Jennifer Tory : Oh, oui. C'est même très important. Parfois, on choisit une personne qui est jugée très talentueuse et on se dit : « Bon, confions-lui ces responsabilités pour assurer son perfectionnement ». Mais on le fait sans lui donner le soutien nécessaire pour qu'elle se familiarise avec ses nouvelles fonctions - pour faire le lien avec ce que vous disiez - et nous devons l'aider à passer la courbe d'apprentissage. C'est un aspect très important du perfectionnement du personnel. Quand je pense à toutes ces femmes que j'ai vues au fil des ans passer d'un rôle à l'autre pour se préparer à occuper des fonctions de cadres, je vois à quel point c'est important. Soyons honnêtes, parfois certains pensent que lorsqu'une femme obtient un nouveau poste, c'est parce qu'elle bénéficie d'un passe-droit et non parce qu'elle a des compétences égales, et c'est pourquoi il est très important de s'assurer que tous - hommes, femmes, minorités visibles - aient les aptitudes nécessaires, pour que leur compétence ne soit pas remise en question. On obtient alors une liste de candidats très diversifiée et on peut faire des choix en prenant soin de faire progresser les pourcentages, parce qu'on a aussi des objectifs bien ciblés.

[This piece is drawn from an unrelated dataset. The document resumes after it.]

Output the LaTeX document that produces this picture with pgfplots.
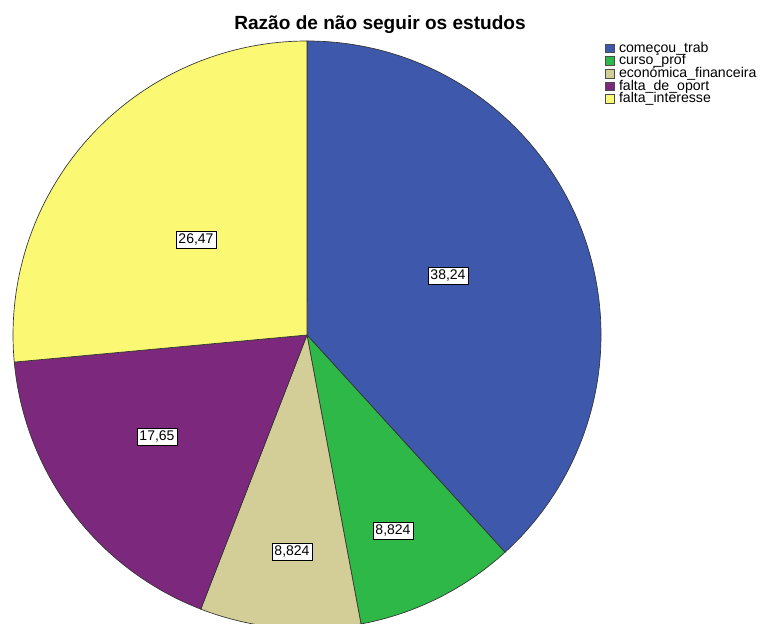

Helena Gottschling : Oh oui, certainement. Si vous vous adressiez à une jeune femme qui vient de recevoir son diplôme universitaire, quels conseils professionnels lui donneriez-vous ?
Jennifer Tory : Je parle souvent d'élargir et d'approfondir les compétences. Parfois, les gens acquièrent une spécialité dans leur discipline et s'attendent à toujours obtenir de l'avancement professionnel, sans se douter que s'ils entretenaient aussi une certaine polyvalence, ils auraient beaucoup plus de possibilités de gravir les échelons, s'ils le désirent. Je m'entretiens souvent avec des jeunes et je prends le temps de leur expliquer ce qu'ils peuvent faire pour cultiver leur polyvalence. Nous avons la chance de travailler dans une entreprise très diversifiée. RBC est composée d'un si grand nombre de sociétés différentes. Il est possible de travailler dans différents secteurs, tout comme moi, même au sein des Services bancaires canadiens. Mais ce n'est pas notre seul secteur d'activité, bien sûr, et il est possible de changer de secteur jusqu'à ce que l'on trouve ce que l'on aime, et c'est alors qu'il est temps de se spécialiser.
Pour ma part, je crois que mon domaine de prédilection est celui de la gestion du personnel, des ventes, et d'une entreprise. Mais pour d'autres, c'est l'analyse. Ou alors les opérations financières. Je passe beaucoup de temps à parler de ce les gens aiment et de ce qu'ils n'aiment pas, puis je leur parle de l'équilibre entre la spécialisation et la polyvalence, pour les orienter.